Michael Oliveira Baré Tikuna lists countless incidents of apparent prejudice he faced for being Indigenous since moving to Rio de Janeiro. “We are made invisible in the university, in social movements, we are made invisible in everything,” he said. This photograph was taken in Copacabana beach, in Rio de Janeiro, on November 14, 2020. Image by Mongabay
Mongabay starts publishing today a series of data-driven multimedia stories on Brazil’s Indigenous people living in urban areas, including the metropolitan centers of Rio de Janeiro, São Paulo and Brasília, showing that Indigenous people are much closer to most Brazilians than they realize.
Contrary to popular belief, Brazil’s Indigenous people aren’t confined to the Amazon Rainforest, with more than a third of them, or about 315,000 individuals, living in urban areas.
Over the past year, we dived into the census and related databases to produce unique maps and infographics showing not only how the Indigenous residents are distributed in six cities and in Brazil overall, but also showcasing their access to education, sewage and other amenities, and their ethnic diversity.

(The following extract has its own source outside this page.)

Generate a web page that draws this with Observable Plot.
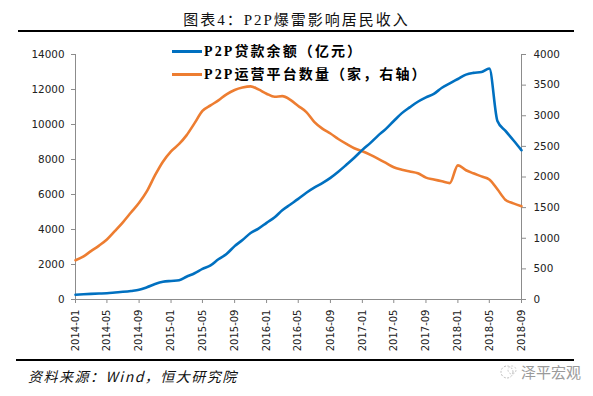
<!DOCTYPE html>
<html>
<head>
<meta charset="utf-8">
<script src="https://cdn.jsdelivr.net/npm/d3@7"></script>
<script src="https://cdn.jsdelivr.net/npm/@observablehq/plot@0.6"></script>
<style>
  html, body { margin: 0; padding: 0; background: #fff; }
  #wrap { position: relative; width: 593px; height: 396px; overflow: hidden; background: #fff; }
  #title { position: absolute; left: 0; width: 593px; top: 8px; text-align: center;
    font-family: "Liberation Serif", "Noto Sans CJK SC", serif; font-size: 15px; letter-spacing: 2px; color: #111; }
  .rule { position: absolute; height: 2px; background: #000; }
  #chart { position: absolute; left: 0; top: 34px; }
  .leg { position: absolute; left: 172px; font-family: "Liberation Serif", "Noto Sans CJK SC", serif;
    font-weight: bold; font-size: 14px; letter-spacing: 2.1px; color: #000; white-space: nowrap; }
  .leg span.sw { display: inline-block; width: 30px; height: 3px; vertical-align: middle; margin-right: 2px; position: relative; top: -1px; }
  #caption { position: absolute; left: 28px; top: 366px; font-family: "Noto Sans CJK SC", sans-serif;
    font-style: italic; font-size: 14px; letter-spacing: 1.5px; color: #111; }
  #mark { position: absolute; left: 500px; top: 361px; font-family: "Noto Sans CJK SC", sans-serif;
    font-size: 15px; color: #9a9a9a; white-space: nowrap; }
</style>
</head>
<body>
<div id="wrap">
  <div id="title">图表4：P2P爆雷影响居民收入</div>
  <div class="rule" style="left:18px; width:556px; top:30px;"></div>
  <div id="chart"></div>
  <div class="leg" style="top:40px;"><span class="sw" style="background:#0070C0"></span>P2P贷款余额（亿元）</div>
  <div class="leg" style="top:63px;"><span class="sw" style="background:#ED7D31"></span>P2P运营平台数量（家，右轴）</div>
  <div class="rule" style="left:16px; width:558px; top:359px;"></div>
  <div id="caption">资料来源：Wind，恒大研究院</div>
  <div id="mark"><svg width="18" height="16" style="vertical-align:-2px;margin-right:3px"><circle cx="7" cy="8" r="6" fill="none" stroke="#bbb" stroke-width="1" stroke-dasharray="2 1.5"/><circle cx="12" cy="6" r="4" fill="none" stroke="#ccc" stroke-width="1" stroke-dasharray="2 1.5"/></svg>泽平宏观</div>
</div>
<script>
// Monthly data, 2014-01 .. 2018-09
const startMonth = "2014-01";
const loanBalance = [ // P2P贷款余额（亿元）, left axis
  270, 300, 320, 340, 360, 400, 440, 490, 555, 700,
  880, 1010, 1060, 1100, 1300, 1500, 1750, 1950, 2300, 2600,
  3050, 3400, 3800, 4050, 4380, 4700, 5100, 5430, 5750, 6100,
  6390, 6650, 6950, 7300, 7700, 8100, 8550, 8950, 9350, 9750,
  10200, 10650, 10980, 11300, 11550, 11750, 12100, 12350, 12600, 12850,
  12950, 13000, 13200, 10200, 9650, 9100, 8530
];
const platformCount = [ // P2P运营平台数量（家）, right axis
  640, 705, 790, 880, 980, 1120, 1260, 1420, 1580, 1770,
  2030, 2250, 2420, 2540, 2680, 2880, 3080, 3170, 3250, 3350,
  3420, 3460, 3480, 3430, 3360, 3310, 3320, 3260, 3160, 3060,
  2900, 2790, 2710, 2620, 2540, 2470, 2420, 2360, 2300, 2230,
  2160, 2120, 2090, 2060, 1990, 1960, 1930, 1900, 2190, 2110,
  2060, 2010, 1960, 1800, 1630, 1570, 1524
];
const xTickLabels = ["2014-01","2014-05","2014-09","2015-01","2015-05","2015-09","2016-01","2016-05",
  "2016-09","2017-01","2017-05","2017-09","2018-01","2018-05","2018-09"];
const leftTicks = [0, 2000, 4000, 6000, 8000, 10000, 12000, 14000];
const rightTicks = [0, 500, 1000, 1500, 2000, 2500, 3000, 3500, 4000];
const leftMax = 14000, rightMax = 4000;

const parse = d3.utcParse("%Y-%m");
const fmt = d3.utcFormat("%Y-%m");
const t0 = parse(startMonth);
const k = leftMax / rightMax;
const rows = loanBalance.map((v, i) => ({
  date: d3.utcMonth.offset(t0, i),
  loan: v,
  plat: platformCount[i] * k
}));

const chart = Plot.plot({
  width: 593,
  height: 322,
  marginTop: 20,
  marginBottom: 57,
  marginLeft: 75,
  marginRight: 72,
  style: { background: "transparent", fontFamily: "'DejaVu Sans', sans-serif", color: "#222" },
  x: { type: "utc", domain: [parse(xTickLabels[0]), parse(xTickLabels[xTickLabels.length - 1])], axis: null },
  y: { domain: [0, leftMax], axis: null },
  marks: [
    Plot.axisX(xTickLabels.map(parse), {
      anchor: "bottom", tickFormat: fmt, tickRotate: -90, tickSize: 4, tickPadding: 6,
      stroke: "#8c8c8c", fontSize: 10, fill: "#222", fontFamily: "'DejaVu Sans', sans-serif"
    }),
    Plot.axisY(leftTicks, {
      anchor: "left", tickSize: 4, tickPadding: 7, stroke: "#8c8c8c", tickFormat: d => String(d),
      fontSize: 10.4, fill: "#222", fontFamily: "'DejaVu Sans', sans-serif"
    }),
    Plot.axisY(rightTicks.map(d => d * k), {
      anchor: "right", tickSize: 4, tickPadding: 8, stroke: "#8c8c8c", tickFormat: d => String(Math.round(d / k)),
      fontSize: 10.4, fill: "#222", fontFamily: "'DejaVu Sans', sans-serif"
    }),
    Plot.ruleX([parse(xTickLabels[0])], { stroke: "#8c8c8c" }),
    Plot.ruleX([parse(xTickLabels[xTickLabels.length - 1])], { stroke: "#8c8c8c" }),
    Plot.ruleY([0], { stroke: "#8c8c8c" }),
    Plot.line(rows, { x: "date", y: "plat", stroke: "#ED7D31", strokeWidth: 2.6, curve: "monotone-x" }),
    Plot.line(rows, { x: "date", y: "loan", stroke: "#0070C0", strokeWidth: 2.6, curve: "monotone-x" })
  ]
});
document.getElementById("chart").appendChild(chart);
</script>
</body>
</html>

Access to higher education is a milestone: the number of Indigenous people enrolled in universities jumped from 10,000 to about 81,000 between 2010 and 2019, giving them a higher college education rate than the general population.
This data-driven reporting project received funding support from the Pulitzer Center on Crisis Reporting’s data journalism and property rights grant.
RIO DE JANEIRO — During a presentation for Indigenous People’s Week, celebrated in April in Brazil, at his son’s elementary school in Rio de Janeiro, the first thing sociologist José Carlos Matos Pereira did was to show a photo of several individuals and ask the children, “What do you think, are they Indigenous?” The children immediately answered in unison: “No.” He asked why, and they responded, “They are not naked; they do not have a bow and arrow and they are not in the forest; so, they are not Indigenous.”
The episode, centering on a picture of Indigenous people from the city of Altamira in the Amazonian state of Pará, is just a snapshot of the reality faced by Indigenous people living in urban areas throughout Brazil. “This marks a perception since a child as one thinks of Indigenous people [as being] outside the city and in conditions of, shall we say, ‘natural,’” Pereira, a researcher at the Social Movements Memory Program, from the Federal University of Rio de Janeiro (UFRJ), told Mongabay.
“The Indigenous hunt, fish, live in the forest, have their way of life, their rituals. But he also comes to the city … And when he comes, he brings with him a way of life.”